Start
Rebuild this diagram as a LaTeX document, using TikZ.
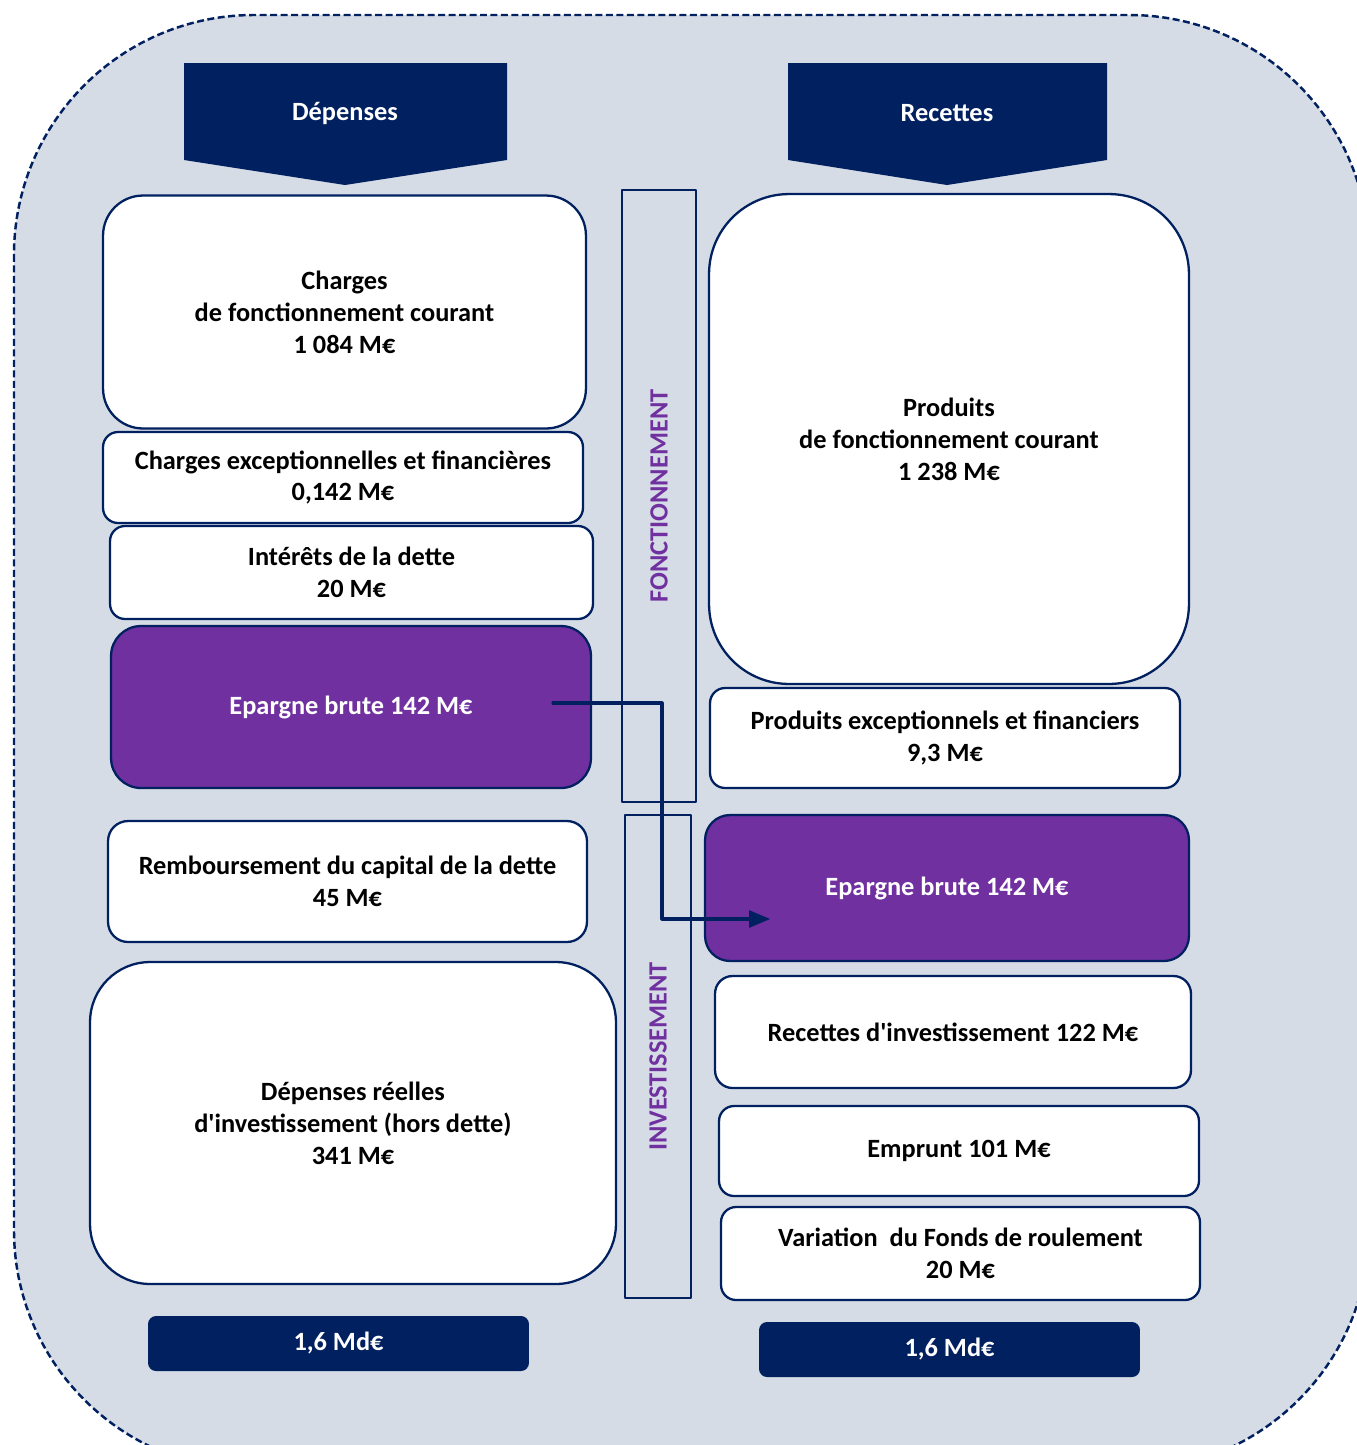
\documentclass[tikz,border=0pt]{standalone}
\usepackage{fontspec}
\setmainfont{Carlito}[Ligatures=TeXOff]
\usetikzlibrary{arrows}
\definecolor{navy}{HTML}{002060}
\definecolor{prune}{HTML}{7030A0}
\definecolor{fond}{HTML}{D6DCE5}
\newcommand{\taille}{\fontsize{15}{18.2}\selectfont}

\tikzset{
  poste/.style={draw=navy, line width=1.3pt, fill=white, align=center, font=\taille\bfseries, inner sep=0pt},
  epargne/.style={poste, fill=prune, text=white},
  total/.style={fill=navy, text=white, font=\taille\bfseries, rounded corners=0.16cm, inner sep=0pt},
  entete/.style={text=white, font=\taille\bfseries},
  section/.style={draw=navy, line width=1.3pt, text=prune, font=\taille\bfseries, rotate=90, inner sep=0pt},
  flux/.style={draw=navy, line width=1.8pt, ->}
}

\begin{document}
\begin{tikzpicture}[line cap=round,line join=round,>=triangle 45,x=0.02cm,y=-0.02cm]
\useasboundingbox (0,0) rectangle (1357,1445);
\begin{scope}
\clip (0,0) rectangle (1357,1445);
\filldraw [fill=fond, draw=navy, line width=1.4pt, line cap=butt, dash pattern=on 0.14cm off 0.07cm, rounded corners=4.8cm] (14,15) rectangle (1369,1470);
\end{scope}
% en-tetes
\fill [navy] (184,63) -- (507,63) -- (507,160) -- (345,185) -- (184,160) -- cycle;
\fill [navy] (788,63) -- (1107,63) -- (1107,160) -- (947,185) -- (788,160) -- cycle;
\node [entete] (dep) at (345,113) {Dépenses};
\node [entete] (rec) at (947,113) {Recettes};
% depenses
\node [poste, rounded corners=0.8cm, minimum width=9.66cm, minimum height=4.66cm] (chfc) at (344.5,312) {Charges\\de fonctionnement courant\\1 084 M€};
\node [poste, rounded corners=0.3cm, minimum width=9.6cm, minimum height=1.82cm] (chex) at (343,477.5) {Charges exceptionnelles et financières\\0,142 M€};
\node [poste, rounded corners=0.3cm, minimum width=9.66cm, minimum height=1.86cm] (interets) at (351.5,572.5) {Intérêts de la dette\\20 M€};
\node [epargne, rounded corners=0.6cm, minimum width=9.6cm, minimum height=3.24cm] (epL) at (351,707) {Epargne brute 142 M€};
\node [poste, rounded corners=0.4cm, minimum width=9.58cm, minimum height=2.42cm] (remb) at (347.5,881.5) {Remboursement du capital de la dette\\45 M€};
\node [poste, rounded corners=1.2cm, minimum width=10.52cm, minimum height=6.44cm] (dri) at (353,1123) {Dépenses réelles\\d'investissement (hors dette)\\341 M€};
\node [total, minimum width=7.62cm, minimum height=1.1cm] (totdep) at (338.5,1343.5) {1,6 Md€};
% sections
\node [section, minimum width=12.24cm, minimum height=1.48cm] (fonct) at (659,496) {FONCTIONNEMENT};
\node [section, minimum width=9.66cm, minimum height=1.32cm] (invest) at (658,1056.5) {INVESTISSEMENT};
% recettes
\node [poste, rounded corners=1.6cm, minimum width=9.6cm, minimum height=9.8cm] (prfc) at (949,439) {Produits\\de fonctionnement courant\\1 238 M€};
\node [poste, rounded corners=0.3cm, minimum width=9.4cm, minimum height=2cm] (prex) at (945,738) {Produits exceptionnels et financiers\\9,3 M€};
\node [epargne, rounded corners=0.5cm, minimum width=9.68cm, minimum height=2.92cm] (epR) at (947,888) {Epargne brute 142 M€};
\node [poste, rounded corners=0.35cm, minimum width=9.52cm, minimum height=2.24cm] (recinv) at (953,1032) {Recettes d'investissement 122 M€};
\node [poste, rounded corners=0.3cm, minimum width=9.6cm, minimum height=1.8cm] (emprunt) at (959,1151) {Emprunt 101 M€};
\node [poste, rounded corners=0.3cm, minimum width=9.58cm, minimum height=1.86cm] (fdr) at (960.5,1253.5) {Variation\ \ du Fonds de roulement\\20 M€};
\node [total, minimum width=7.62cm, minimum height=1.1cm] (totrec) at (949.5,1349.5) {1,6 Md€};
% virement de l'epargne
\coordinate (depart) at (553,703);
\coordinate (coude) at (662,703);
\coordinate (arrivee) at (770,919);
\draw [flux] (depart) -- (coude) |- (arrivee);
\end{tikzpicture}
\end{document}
End
=== Written instruction ===
Repeat the lines above exactly, and keep every picture out.

=== Answer to the problem ===
Rebuild this diagram as a LaTeX document, using TikZ.
\documentclass[tikz,border=0pt]{standalone}
\usepackage{fontspec}
\setmainfont{Carlito}[Ligatures=TeXOff]
\usetikzlibrary{arrows}
\definecolor{navy}{HTML}{002060}
\definecolor{prune}{HTML}{7030A0}
\definecolor{fond}{HTML}{D6DCE5}
\newcommand{\taille}{\fontsize{15}{18.2}\selectfont}

\tikzset{
  poste/.style={draw=navy, line width=1.3pt, fill=white, align=center, font=\taille\bfseries, inner sep=0pt},
  epargne/.style={poste, fill=prune, text=white},
  total/.style={fill=navy, text=white, font=\taille\bfseries, rounded corners=0.16cm, inner sep=0pt},
  entete/.style={text=white, font=\taille\bfseries},
  section/.style={draw=navy, line width=1.3pt, text=prune, font=\taille\bfseries, rotate=90, inner sep=0pt},
  flux/.style={draw=navy, line width=1.8pt, ->}
}

\begin{document}
\begin{tikzpicture}[line cap=round,line join=round,>=triangle 45,x=0.02cm,y=-0.02cm]
\useasboundingbox (0,0) rectangle (1357,1445);
\begin{scope}
\clip (0,0) rectangle (1357,1445);
\filldraw [fill=fond, draw=navy, line width=1.4pt, line cap=butt, dash pattern=on 0.14cm off 0.07cm, rounded corners=4.8cm] (14,15) rectangle (1369,1470);
\end{scope}
% en-tetes
\fill [navy] (184,63) -- (507,63) -- (507,160) -- (345,185) -- (184,160) -- cycle;
\fill [navy] (788,63) -- (1107,63) -- (1107,160) -- (947,185) -- (788,160) -- cycle;
\node [entete] (dep) at (345,113) {Dépenses};
\node [entete] (rec) at (947,113) {Recettes};
% depenses
\node [poste, rounded corners=0.8cm, minimum width=9.66cm, minimum height=4.66cm] (chfc) at (344.5,312) {Charges\\de fonctionnement courant\\1 084 M€};
\node [poste, rounded corners=0.3cm, minimum width=9.6cm, minimum height=1.82cm] (chex) at (343,477.5) {Charges exceptionnelles et financières\\0,142 M€};
\node [poste, rounded corners=0.3cm, minimum width=9.66cm, minimum height=1.86cm] (interets) at (351.5,572.5) {Intérêts de la dette\\20 M€};
\node [epargne, rounded corners=0.6cm, minimum width=9.6cm, minimum height=3.24cm] (epL) at (351,707) {Epargne brute 142 M€};
\node [poste, rounded corners=0.4cm, minimum width=9.58cm, minimum height=2.42cm] (remb) at (347.5,881.5) {Remboursement du capital de la dette\\45 M€};
\node [poste, rounded corners=1.2cm, minimum width=10.52cm, minimum height=6.44cm] (dri) at (353,1123) {Dépenses réelles\\d'investissement (hors dette)\\341 M€};
\node [total, minimum width=7.62cm, minimum height=1.1cm] (totdep) at (338.5,1343.5) {1,6 Md€};
% sections
\node [section, minimum width=12.24cm, minimum height=1.48cm] (fonct) at (659,496) {FONCTIONNEMENT};
\node [section, minimum width=9.66cm, minimum height=1.32cm] (invest) at (658,1056.5) {INVESTISSEMENT};
% recettes
\node [poste, rounded corners=1.6cm, minimum width=9.6cm, minimum height=9.8cm] (prfc) at (949,439) {Produits\\de fonctionnement courant\\1 238 M€};
\node [poste, rounded corners=0.3cm, minimum width=9.4cm, minimum height=2cm] (prex) at (945,738) {Produits exceptionnels et financiers\\9,3 M€};
\node [epargne, rounded corners=0.5cm, minimum width=9.68cm, minimum height=2.92cm] (epR) at (947,888) {Epargne brute 142 M€};
\node [poste, rounded corners=0.35cm, minimum width=9.52cm, minimum height=2.24cm] (recinv) at (953,1032) {Recettes d'investissement 122 M€};
\node [poste, rounded corners=0.3cm, minimum width=9.6cm, minimum height=1.8cm] (emprunt) at (959,1151) {Emprunt 101 M€};
\node [poste, rounded corners=0.3cm, minimum width=9.58cm, minimum height=1.86cm] (fdr) at (960.5,1253.5) {Variation\ \ du Fonds de roulement\\20 M€};
\node [total, minimum width=7.62cm, minimum height=1.1cm] (totrec) at (949.5,1349.5) {1,6 Md€};
% virement de l'epargne
\coordinate (depart) at (553,703);
\coordinate (coude) at (662,703);
\coordinate (arrivee) at (770,919);
\draw [flux] (depart) -- (coude) |- (arrivee);
\end{tikzpicture}
\end{document}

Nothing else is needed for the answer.